• [Exercise]:
Pull every line containing "produces" from the entries.

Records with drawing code

______________________________

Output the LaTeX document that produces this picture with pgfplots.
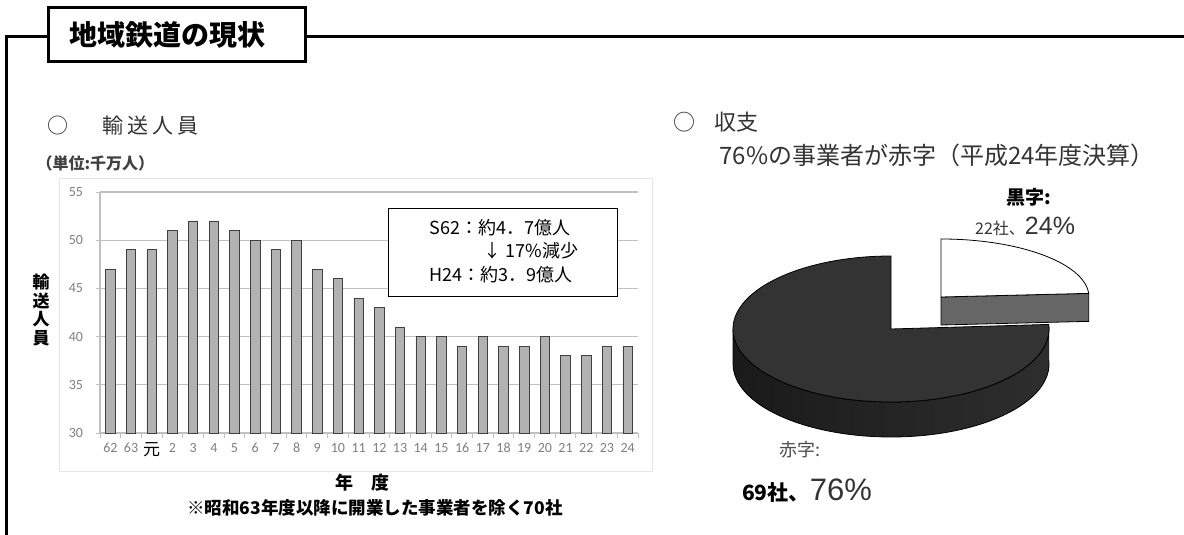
\documentclass[border=0pt]{standalone}
\usepackage{pgfplots}
\pgfplotsset{compat=1.18}
\usepackage{fontspec}
\setmainfont{Noto Sans CJK JP}
\newfontfamily\jp{Noto Sans CJK JP}
\newfontfamily\carl{Carlito}
\newfontfamily\lat{Liberation Sans}
\definecolor{barfill}{HTML}{B2B2B2}
\definecolor{gridc}{HTML}{C0C0C0}
\definecolor{tickc}{HTML}{7F7F7F}
\definecolor{darktop}{HTML}{333333}
\definecolor{darkL}{HTML}{1A1A1A}
\definecolor{darkR}{HTML}{2E2E2E}
\definecolor{lightside}{HTML}{666666}
\definecolor{txt}{HTML}{333333}
% pie data (percent)
\def\lossPct{76}
\def\profPct{24}
\pgfmathsetmacro\aend{90+3.6*\lossPct}
\pgfmathsetmacro\bstart{\aend-360}
\begin{document}
\begin{tikzpicture}
\begin{scope}[x=1pt,y=-1pt]
\path[use as bounding box] (0,0) rectangle (1184,535);
% frame
\draw[line width=3pt] (6.5,535) -- (6.5,37) -- (48,37);
\draw[line width=3pt] (305,37) -- (1184,37);
\draw[line width=3pt, fill=white] (48,7.5) rectangle (305,62);
\node[font=\bfseries\fontsize{28}{30}\selectfont] at (167,35) {地域鉄道の現状};
% left headings
\node[font=\fontsize{21}{21}\selectfont, text=txt] at (58,126) {○};
\node[font=\fontsize{21}{21}\selectfont, text=txt, anchor=west] at (99,126) {輸\hspace{4pt}送\hspace{4pt}人\hspace{4pt}員};
\node[font=\bfseries\fontsize{16}{16}\selectfont, text=black!75, anchor=west] at (33,163) {（単位:千万人）};
\node[font=\bfseries\fontsize{17}{18.5}\selectfont, align=center] at (41,310) {輸\\送\\人\\員};
% chart area frame
\draw[gray!20, line width=1pt, fill=white] (59,178) rectangle (652,471);
\end{scope}

\begin{axis}[
  at={(100pt,-433pt)}, anchor=south west,
  width=538pt, height=241pt, scale only axis,
  xmin=-0.5, xmax=25.5, ymin=30, ymax=55,
  xtick={-0.5,0.5,...,25.5},
  x tick label as interval,
  xticklabels={62,63,{\jp\color{black}\fontsize{17}{17}\selectfont 元},2,3,4,5,6,7,8,9,10,11,12,13,14,15,16,17,18,19,20,21,22,23,24},
  ytick={30,35,40,45,50,55},
  yticklabels={30,35,40,45,50,55},
  ymajorgrids,
  grid style={draw=gridc, line width=1.2pt},
  axis lines*=left,
  axis line style={-, draw=gridc, line width=1.2pt},
  tick align=outside,
  major tick length=4.5pt,
  tick style={draw=gridc, line width=1pt},
  tick label style={font=\carl\fontsize{14}{14}\selectfont, text=tickc},
  yticklabel style={xshift=-9pt},
  xticklabel style={yshift=-2pt},
  /pgf/number format/assume math mode=true,
]
\addplot[ybar, bar width=9.5pt, fill=barfill, draw=black!75, line width=0.8pt]
coordinates {(0,47) (1,49) (2,49) (3,51) (4,52) (5,52) (6,51) (7,50) (8,49) (9,50)
(10,47) (11,46) (12,44) (13,43) (14,41) (15,40) (16,40) (17,39) (18,40) (19,39)
(20,39) (21,40) (22,38) (23,38) (24,39) (25,39)};
\end{axis}

\begin{scope}[x=1pt,y=-1pt]
\draw[line width=0.8pt, fill=white] (388,208) rectangle (617,296);
\node[anchor=west, font=\fontsize{18}{18}\selectfont] at (426,228) {S62：約4．7億人};
\node[anchor=west, font=\fontsize{18}{18}\selectfont] at (480,251) {↓ 17\%減少};
\node[anchor=west, font=\fontsize{18}{18}\selectfont] at (426,275) {H24：約3．9億人};
% x label and note
\node[font=\bfseries\fontsize{18}{18}\selectfont] at (362,483) {年　度};
\node[font=\bfseries\fontsize{17.5}{17.5}\selectfont] at (375,508) {※昭和63年度以降に開業した事業者を除く70社};
% right headings
\node[font=\fontsize{22}{22}\selectfont, text=txt] at (684,122) {○};
\node[font=\fontsize{22}{22}\selectfont, text=txt, anchor=west] at (711,122) {収支};
\node[font=\fontsize{24}{24}\selectfont, text=txt, anchor=west] at (716,155) {76\%の事業者が赤字（平成24年度決算）};
\end{scope}

% pie
\begin{axis}[at={(0pt,-535pt)}, anchor=south west, x=1pt, y=1pt,
  xmin=0, xmax=1184, ymin=0, ymax=535, hide axis, clip=false]
% profit slice (exploded)
\filldraw[fill=lightside, draw=black, line width=0.8pt]
  (941,238) -- +(\bstart:148pt and 58pt) -- +([yshift=-28pt]\bstart:148pt and 58pt) -- +(0,-28pt) -- cycle;
\filldraw[fill=white, draw=black, line width=0.8pt]
  (941,238) -- +(\bstart:148pt and 58pt) arc[start angle=\bstart, end angle=90, x radius=148pt, y radius=58pt] -- cycle;
% loss slice
\shadedraw[left color=darkL, right color=darkR, draw=black, line width=0.8pt]
  (891,206) ++(180:158pt and 73pt) arc[start angle=180, end angle=\aend, x radius=158pt, y radius=73pt]
  -- ++(0,-35pt) arc[start angle=\aend, end angle=180, x radius=158pt, y radius=73pt] -- cycle;
\filldraw[fill=darktop, draw=black, line width=0.8pt]
  (891,206) -- +(90:158pt and 73pt) arc[start angle=90, end angle=\aend, x radius=158pt, y radius=73pt] -- cycle;
\end{axis}

\begin{scope}[x=1pt,y=-1pt]
\node[font=\bfseries\fontsize{19}{19}\selectfont] at (1029,197) {黒字:};
\node[anchor=base west, inner sep=0pt, text=txt] at (975,234) {{\fontsize{16}{16}\selectfont 22社、}{\lat\fontsize{25}{25}\selectfont 24\%}};
\node[font=\fontsize{18}{18}\selectfont, text=black!70, anchor=west, inner sep=0pt] at (779,450) {赤字:};
\node[anchor=base west, inner sep=0pt] at (742,500) {{\bfseries\fontsize{21}{21}\selectfont 69社、}{\lat\fontsize{31}{31}\selectfont\color{txt} 76\%}};
\end{scope}
\end{tikzpicture}
\end{document}
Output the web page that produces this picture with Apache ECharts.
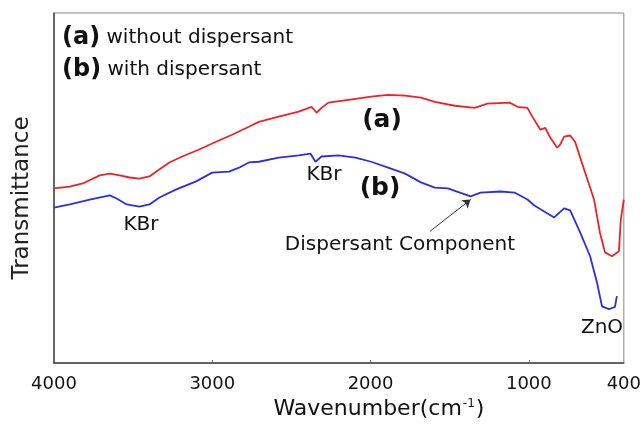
<!DOCTYPE html>
<html>
<head>
<meta charset="utf-8">
<script src="https://cdn.jsdelivr.net/npm/echarts@6/dist/echarts.min.js"></script>
<style>
  html, body { margin: 0; padding: 0; background: #fff; }
  #chart { width: 644px; height: 425px; }
</style>
</head>
<body>
<div id="chart"></div>
<script>
// FT-IR spectra, transmittance in arbitrary units (0 = bottom of frame, 100 = top)
const wnA = [4000, 3900, 3818, 3711, 3648, 3585, 3522, 3460, 3397, 3353, 3271, 3190, 3083, 2976, 2875,
  2769, 2706, 2580, 2454, 2373, 2341, 2310, 2266, 2140, 1996, 1889, 1782, 1682, 1594, 1468, 1342,
  1261, 1122, 1072, 1009, 978, 928, 896, 865, 821, 802, 777, 739, 708, 651, 588, 551, 519, 475,
  431, 419, 400]
const tA = [49.9, 50.4, 51.3, 53.6, 54.1, 53.6, 53.0, 52.7, 53.3, 54.7, 57.3, 59.0, 61.0, 63.2, 65.2,
  67.5, 68.9, 70.4, 71.8, 73.2, 71.5, 72.9, 74.4, 75.2, 76.1, 76.6, 76.4, 75.8, 74.6, 73.5, 72.9,
  74.1, 74.4, 73.2, 72.9, 70.4, 66.7, 67.2, 64.4, 61.5, 62.4, 64.7, 65.0, 63.2, 55.3, 46.7, 37.3,
  31.6, 30.5, 31.9, 41.0, 46.7]

const wnB = [4000, 3900, 3774, 3648, 3604, 3541, 3460, 3397, 3334, 3227, 3102, 3001, 2894, 2831, 2769,
  2706, 2580, 2454, 2379, 2348, 2310, 2203, 2096, 1996, 1889, 1782, 1682, 1594, 1512, 1368, 1305,
  1179, 1091, 1009, 965, 903, 840, 777, 739, 676, 613, 570, 538, 494, 456, 444]
const tB = [44.4, 45.3, 46.7, 47.9, 47.0, 45.3, 44.7, 45.3, 47.3, 49.6, 51.9, 54.4, 54.7, 55.8, 57.3,
  57.5, 58.7, 59.3, 59.8, 57.5, 59.0, 59.3, 58.7, 57.5, 55.8, 54.1, 51.6, 50.1, 49.9, 47.6, 48.7,
  49.0, 48.7, 46.7, 45.0, 43.3, 41.6, 44.2, 43.6, 37.3, 30.5, 23.1, 16.2, 15.4, 16.0, 19.1]

const xTicks = [4000, 3000, 2000, 1000, 400]
const innerTicks = [3000, 2000, 1000]

const chart = echarts.init(document.getElementById('chart'), null, { renderer: 'canvas' })
const font = 'DejaVu Sans'

const zip = (xs, ys) => xs.map((x, i) => [x, ys[i]])

chart.setOption({
  animation: false,
  textStyle: { fontFamily: font },
  grid: {
    left: 54,
    right: 16,
    top: 13,
    bottom: 61,
    show: true,
    borderColor: '#888',
    borderWidth: 1
  },
  xAxis: {
    type: 'value',
    min: 400,
    max: 4000,
    inverse: true,
    name: 'Wavenumber(cm{sup|-1})',
    nameLocation: 'middle',
    nameGap: 35,
    nameTextStyle: {
      fontSize: 22,
      color: '#111',
      padding: [0, 0, 0, 80],
      rich: {
        sup: { fontSize: 12, verticalAlign: 'top', padding: [0, 1, 10, 1], color: '#111' }
      }
    },
    axisLine: { lineStyle: { color: '#444', width: 1.5 } },
    axisTick: { inside: true, length: 3, customValues: innerTicks, lineStyle: { color: '#666' } },
    axisLabel: {
      customValues: xTicks,
      formatter: (v) => String(v),
      fontSize: 18,
      color: '#111',
      margin: 12
    },
    splitLine: { show: false }
  },
  yAxis: {
    type: 'value',
    min: 0,
    max: 100,
    name: 'Transmittance',
    nameLocation: 'middle',
    nameGap: 20,
    nameTextStyle: { fontSize: 23, color: '#222', padding: [0, 20, 0, 0] },
    axisLine: { show: true, lineStyle: { color: '#444', width: 1.5 } },
    axisTick: { show: false },
    axisLabel: { show: false },
    splitLine: { show: false }
  },
  series: [
    {
      name: '(a) without dispersant',
      type: 'line',
      data: zip(wnA, tA),
      showSymbol: false,
      lineStyle: { color: '#ee2226', width: 1.8 },
      itemStyle: { color: '#ee2226' }
    },
    {
      name: '(b) with dispersant',
      type: 'line',
      data: zip(wnB, tB),
      showSymbol: false,
      lineStyle: { color: '#2b2fe0', width: 1.8 },
      itemStyle: { color: '#2b2fe0' },
      markLine: {
        silent: true,
        symbol: ['none', 'arrow'],
        symbolSize: 8,
        label: { show: false },
        lineStyle: { color: '#333', width: 1, type: 'solid' },
        data: [[{ coord: [1625, 37.6] }, { coord: [1368, 46.7] }]]
      }
    }
  ],
  graphic: [
    {
      type: 'text', left: 62, top: 26,
      style: {
        text: '{b|(a)} without dispersant',
        font: '20px "DejaVu Sans"', fill: '#111',
        rich: { b: { fontSize: 24, fontWeight: 'bold', fontFamily: font, fill: '#111' } }
      }
    },
    {
      type: 'text', left: 62, top: 58,
      style: {
        text: '{b|(b)} with dispersant',
        font: '20px "DejaVu Sans"', fill: '#111',
        rich: { b: { fontSize: 24, fontWeight: 'bold', fontFamily: font, fill: '#111' } }
      }
    },
    { type: 'text', x: 382, y: 120, style: { text: '(a)', font: 'bold 25px "DejaVu Sans"', fill: '#111', align: 'center', verticalAlign: 'middle' } },
    { type: 'text', x: 380, y: 188, style: { text: '(b)', font: 'bold 25px "DejaVu Sans"', fill: '#111', align: 'center', verticalAlign: 'middle' } },
    { type: 'text', x: 141, y: 225, style: { text: 'KBr', font: '20px "DejaVu Sans"', fill: '#111', align: 'center', verticalAlign: 'middle' } },
    { type: 'text', x: 324, y: 175, style: { text: 'KBr', font: '20px "DejaVu Sans"', fill: '#111', align: 'center', verticalAlign: 'middle' } },
    { type: 'text', x: 400, y: 245, style: { text: 'Dispersant Component', font: '20px "DejaVu Sans"', fill: '#111', align: 'center', verticalAlign: 'middle' } },
    { type: 'text', x: 602, y: 328, style: { text: 'ZnO', font: '20px "DejaVu Sans"', fill: '#111', align: 'center', verticalAlign: 'middle' } }
  ]
})
</script>
</body>
</html>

______________________________

• [Final result]:
Output the LaTeX document that produces this picture with pgfplots.
Output the web page that produces this picture with Apache ECharts.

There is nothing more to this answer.